*COLLECTED DATA*:
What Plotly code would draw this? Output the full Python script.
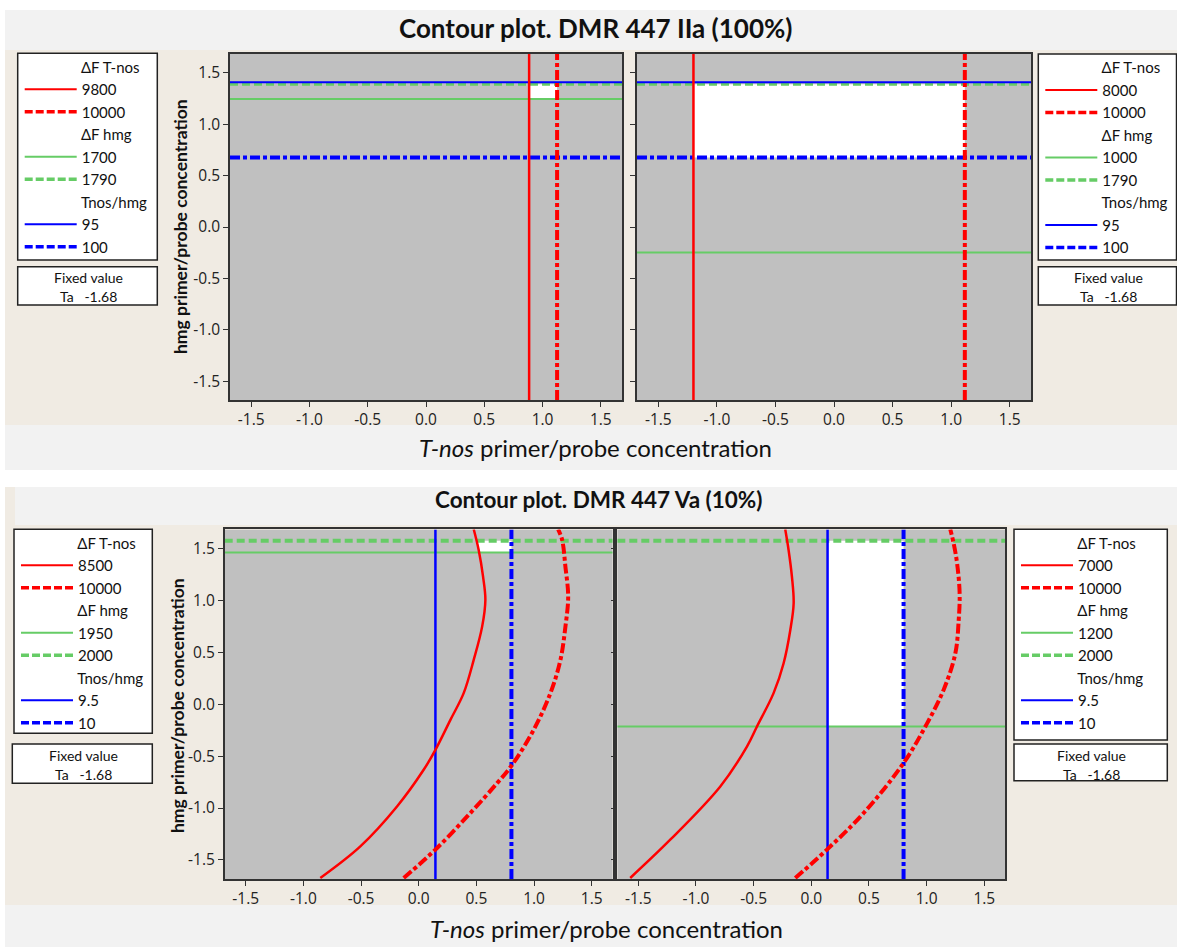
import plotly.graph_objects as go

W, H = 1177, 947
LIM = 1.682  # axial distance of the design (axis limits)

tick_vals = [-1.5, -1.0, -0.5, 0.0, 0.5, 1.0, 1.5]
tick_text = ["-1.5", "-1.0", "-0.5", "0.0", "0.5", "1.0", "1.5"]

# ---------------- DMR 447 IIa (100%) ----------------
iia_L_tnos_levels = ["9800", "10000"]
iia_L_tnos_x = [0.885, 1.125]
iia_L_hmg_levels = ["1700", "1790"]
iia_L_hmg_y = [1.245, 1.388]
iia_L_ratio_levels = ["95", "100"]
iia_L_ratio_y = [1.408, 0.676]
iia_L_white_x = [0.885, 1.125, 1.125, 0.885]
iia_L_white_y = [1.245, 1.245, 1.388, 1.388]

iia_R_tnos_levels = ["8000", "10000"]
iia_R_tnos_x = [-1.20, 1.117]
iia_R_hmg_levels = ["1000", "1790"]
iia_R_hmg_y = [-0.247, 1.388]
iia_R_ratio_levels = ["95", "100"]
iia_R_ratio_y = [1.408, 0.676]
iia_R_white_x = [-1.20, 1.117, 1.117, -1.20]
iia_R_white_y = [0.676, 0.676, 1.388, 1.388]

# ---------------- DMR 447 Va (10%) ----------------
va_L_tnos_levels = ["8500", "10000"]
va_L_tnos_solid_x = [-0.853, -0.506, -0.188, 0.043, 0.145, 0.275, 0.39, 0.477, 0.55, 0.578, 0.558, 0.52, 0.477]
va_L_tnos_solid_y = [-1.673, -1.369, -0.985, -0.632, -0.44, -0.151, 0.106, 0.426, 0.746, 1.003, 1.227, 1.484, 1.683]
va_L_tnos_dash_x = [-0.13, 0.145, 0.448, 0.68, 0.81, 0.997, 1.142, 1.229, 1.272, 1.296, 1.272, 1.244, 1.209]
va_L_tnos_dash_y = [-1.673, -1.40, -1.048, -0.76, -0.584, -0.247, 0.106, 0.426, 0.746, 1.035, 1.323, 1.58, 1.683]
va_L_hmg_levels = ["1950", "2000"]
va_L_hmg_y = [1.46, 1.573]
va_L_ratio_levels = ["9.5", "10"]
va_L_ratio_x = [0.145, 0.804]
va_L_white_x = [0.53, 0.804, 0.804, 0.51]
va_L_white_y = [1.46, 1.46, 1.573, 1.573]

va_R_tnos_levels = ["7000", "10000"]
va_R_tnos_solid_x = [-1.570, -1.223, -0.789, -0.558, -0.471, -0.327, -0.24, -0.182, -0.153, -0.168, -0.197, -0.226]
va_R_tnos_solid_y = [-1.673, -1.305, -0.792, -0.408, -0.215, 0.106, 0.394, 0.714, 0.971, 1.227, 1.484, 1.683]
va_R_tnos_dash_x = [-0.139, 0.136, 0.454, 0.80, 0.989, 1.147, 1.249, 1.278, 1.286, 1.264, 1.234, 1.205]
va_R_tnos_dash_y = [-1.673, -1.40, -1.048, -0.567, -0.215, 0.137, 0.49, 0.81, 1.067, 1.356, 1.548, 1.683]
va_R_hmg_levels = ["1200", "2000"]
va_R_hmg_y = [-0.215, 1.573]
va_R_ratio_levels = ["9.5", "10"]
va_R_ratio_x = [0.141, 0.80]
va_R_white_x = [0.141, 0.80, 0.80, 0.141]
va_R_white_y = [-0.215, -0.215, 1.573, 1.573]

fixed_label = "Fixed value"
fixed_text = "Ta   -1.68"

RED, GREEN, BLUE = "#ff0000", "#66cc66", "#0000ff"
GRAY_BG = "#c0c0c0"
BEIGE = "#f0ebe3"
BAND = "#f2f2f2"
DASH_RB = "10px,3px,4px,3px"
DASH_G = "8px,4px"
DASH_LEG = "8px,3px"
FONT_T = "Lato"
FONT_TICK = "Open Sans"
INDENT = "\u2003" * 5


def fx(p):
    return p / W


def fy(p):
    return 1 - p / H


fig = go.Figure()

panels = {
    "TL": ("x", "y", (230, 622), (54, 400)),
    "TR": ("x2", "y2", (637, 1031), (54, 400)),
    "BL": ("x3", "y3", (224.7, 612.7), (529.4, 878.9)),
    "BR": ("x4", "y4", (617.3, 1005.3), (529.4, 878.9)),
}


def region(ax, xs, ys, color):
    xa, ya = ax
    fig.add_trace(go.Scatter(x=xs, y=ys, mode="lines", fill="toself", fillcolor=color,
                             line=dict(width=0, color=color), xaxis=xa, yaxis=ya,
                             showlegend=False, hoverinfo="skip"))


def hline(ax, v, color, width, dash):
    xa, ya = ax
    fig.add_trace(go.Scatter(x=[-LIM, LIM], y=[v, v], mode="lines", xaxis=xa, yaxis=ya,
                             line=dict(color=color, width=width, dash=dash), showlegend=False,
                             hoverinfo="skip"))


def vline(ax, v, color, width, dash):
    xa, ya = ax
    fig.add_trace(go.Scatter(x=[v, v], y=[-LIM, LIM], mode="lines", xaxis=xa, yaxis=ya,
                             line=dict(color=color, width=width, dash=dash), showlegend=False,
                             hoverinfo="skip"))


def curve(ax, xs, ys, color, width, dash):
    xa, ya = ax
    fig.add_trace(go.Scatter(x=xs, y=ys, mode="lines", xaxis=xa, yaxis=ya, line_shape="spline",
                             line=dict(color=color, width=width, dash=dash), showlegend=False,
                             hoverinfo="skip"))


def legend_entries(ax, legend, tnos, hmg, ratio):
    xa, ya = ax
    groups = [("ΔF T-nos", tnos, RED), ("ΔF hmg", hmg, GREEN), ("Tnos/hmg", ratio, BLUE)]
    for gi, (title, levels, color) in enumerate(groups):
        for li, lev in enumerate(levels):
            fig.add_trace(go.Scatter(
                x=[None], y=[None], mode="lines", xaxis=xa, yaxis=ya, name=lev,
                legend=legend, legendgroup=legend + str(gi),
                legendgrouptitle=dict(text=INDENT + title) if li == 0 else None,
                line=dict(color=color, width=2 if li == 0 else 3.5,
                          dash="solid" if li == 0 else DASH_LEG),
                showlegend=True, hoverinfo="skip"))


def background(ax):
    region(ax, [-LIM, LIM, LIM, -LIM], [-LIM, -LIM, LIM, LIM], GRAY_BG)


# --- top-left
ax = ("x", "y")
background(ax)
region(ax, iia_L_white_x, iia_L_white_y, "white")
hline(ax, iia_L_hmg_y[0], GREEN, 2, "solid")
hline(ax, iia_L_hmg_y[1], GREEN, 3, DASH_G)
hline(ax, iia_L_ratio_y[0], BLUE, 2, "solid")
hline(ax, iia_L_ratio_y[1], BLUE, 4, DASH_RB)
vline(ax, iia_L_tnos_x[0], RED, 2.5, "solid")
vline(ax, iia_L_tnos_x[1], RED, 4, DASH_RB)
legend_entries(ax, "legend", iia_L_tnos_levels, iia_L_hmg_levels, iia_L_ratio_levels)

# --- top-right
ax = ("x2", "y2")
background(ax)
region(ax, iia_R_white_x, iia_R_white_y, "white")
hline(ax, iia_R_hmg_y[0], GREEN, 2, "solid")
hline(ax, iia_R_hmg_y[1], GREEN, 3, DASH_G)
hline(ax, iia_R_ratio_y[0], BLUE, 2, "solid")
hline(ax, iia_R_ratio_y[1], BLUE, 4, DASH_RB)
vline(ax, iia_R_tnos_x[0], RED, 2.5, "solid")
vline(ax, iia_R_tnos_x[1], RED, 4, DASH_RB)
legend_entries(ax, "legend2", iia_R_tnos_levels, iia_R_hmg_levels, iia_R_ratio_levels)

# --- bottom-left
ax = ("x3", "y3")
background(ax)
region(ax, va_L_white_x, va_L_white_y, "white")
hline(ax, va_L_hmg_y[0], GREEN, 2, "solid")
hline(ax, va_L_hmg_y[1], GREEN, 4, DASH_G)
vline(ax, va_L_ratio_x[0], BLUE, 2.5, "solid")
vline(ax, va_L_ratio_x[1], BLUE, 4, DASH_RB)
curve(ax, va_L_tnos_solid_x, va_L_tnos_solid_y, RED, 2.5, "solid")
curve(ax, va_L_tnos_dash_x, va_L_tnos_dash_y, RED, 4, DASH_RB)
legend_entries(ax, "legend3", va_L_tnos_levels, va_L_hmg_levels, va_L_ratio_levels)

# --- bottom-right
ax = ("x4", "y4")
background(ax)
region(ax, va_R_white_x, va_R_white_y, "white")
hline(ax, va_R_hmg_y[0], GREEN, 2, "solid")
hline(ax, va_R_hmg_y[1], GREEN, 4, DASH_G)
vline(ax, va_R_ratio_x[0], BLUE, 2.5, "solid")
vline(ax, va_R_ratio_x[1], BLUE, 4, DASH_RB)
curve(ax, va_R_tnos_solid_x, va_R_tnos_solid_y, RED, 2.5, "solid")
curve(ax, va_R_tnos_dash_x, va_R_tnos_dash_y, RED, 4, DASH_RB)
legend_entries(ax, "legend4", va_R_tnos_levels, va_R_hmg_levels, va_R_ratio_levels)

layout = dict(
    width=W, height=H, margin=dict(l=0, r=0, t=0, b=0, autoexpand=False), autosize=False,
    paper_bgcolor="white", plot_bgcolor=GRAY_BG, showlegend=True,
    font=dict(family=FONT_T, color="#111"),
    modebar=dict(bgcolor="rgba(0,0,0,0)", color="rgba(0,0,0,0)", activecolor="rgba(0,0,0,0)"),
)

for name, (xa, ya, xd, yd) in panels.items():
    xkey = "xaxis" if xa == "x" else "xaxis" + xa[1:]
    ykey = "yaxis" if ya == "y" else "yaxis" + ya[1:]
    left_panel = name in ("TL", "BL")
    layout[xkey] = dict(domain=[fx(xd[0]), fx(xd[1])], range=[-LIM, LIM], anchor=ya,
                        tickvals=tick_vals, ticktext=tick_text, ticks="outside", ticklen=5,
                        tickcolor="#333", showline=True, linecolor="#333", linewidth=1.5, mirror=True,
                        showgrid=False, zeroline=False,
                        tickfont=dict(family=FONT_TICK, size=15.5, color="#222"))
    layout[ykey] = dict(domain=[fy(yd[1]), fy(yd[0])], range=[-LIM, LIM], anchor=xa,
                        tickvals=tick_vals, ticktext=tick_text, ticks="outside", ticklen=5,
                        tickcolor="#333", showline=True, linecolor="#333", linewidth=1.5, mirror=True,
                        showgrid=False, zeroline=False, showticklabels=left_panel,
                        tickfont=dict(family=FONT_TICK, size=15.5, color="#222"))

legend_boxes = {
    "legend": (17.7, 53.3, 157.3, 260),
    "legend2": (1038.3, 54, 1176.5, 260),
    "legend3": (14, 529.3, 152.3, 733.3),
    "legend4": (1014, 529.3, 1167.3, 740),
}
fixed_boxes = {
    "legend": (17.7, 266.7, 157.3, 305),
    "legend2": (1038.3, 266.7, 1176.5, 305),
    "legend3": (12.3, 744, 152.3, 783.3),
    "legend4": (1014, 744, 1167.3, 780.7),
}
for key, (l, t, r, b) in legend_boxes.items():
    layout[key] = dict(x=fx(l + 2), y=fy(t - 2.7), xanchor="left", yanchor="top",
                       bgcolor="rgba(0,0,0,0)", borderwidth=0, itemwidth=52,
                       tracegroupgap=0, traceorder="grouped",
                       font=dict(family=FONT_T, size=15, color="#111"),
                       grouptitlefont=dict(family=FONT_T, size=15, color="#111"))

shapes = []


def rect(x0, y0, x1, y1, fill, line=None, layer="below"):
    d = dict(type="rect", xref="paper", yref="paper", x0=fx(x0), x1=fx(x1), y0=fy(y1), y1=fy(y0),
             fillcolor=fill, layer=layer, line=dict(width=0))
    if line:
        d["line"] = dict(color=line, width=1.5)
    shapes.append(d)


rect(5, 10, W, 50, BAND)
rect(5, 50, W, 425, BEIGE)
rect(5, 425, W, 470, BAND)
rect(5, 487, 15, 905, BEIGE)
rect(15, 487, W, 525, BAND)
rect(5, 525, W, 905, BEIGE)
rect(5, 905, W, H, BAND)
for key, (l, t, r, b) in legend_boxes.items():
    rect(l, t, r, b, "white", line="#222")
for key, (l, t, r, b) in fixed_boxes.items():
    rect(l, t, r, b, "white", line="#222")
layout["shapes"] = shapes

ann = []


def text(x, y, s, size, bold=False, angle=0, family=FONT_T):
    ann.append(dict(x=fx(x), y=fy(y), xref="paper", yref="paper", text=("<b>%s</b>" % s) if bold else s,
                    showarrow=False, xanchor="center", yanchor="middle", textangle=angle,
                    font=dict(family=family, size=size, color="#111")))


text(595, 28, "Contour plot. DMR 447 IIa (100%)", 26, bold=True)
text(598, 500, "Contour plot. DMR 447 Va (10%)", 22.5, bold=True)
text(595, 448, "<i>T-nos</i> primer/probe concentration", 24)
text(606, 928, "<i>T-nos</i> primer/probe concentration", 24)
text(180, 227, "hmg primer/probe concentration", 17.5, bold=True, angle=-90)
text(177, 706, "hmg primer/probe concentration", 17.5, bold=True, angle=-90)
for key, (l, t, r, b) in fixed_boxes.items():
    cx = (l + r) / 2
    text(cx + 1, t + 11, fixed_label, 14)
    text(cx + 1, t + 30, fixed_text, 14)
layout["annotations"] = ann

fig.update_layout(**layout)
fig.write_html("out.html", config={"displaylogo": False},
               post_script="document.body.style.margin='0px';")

*GOAL OF THE EXERCISE*: Pictures are excluded; extract exactly the lines from the start of the data through the line that holds "iia_R_white_y = [0.676, 0.676, 1.388, 1.388]", both ends included.

*WRITTEN SOLUTION*:
What Plotly code would draw this? Output the full Python script.
import plotly.graph_objects as go

W, H = 1177, 947
LIM = 1.682  # axial distance of the design (axis limits)

tick_vals = [-1.5, -1.0, -0.5, 0.0, 0.5, 1.0, 1.5]
tick_text = ["-1.5", "-1.0", "-0.5", "0.0", "0.5", "1.0", "1.5"]

# ---------------- DMR 447 IIa (100%) ----------------
iia_L_tnos_levels = ["9800", "10000"]
iia_L_tnos_x = [0.885, 1.125]
iia_L_hmg_levels = ["1700", "1790"]
iia_L_hmg_y = [1.245, 1.388]
iia_L_ratio_levels = ["95", "100"]
iia_L_ratio_y = [1.408, 0.676]
iia_L_white_x = [0.885, 1.125, 1.125, 0.885]
iia_L_white_y = [1.245, 1.245, 1.388, 1.388]

iia_R_tnos_levels = ["8000", "10000"]
iia_R_tnos_x = [-1.20, 1.117]
iia_R_hmg_levels = ["1000", "1790"]
iia_R_hmg_y = [-0.247, 1.388]
iia_R_ratio_levels = ["95", "100"]
iia_R_ratio_y = [1.408, 0.676]
iia_R_white_x = [-1.20, 1.117, 1.117, -1.20]
iia_R_white_y = [0.676, 0.676, 1.388, 1.388]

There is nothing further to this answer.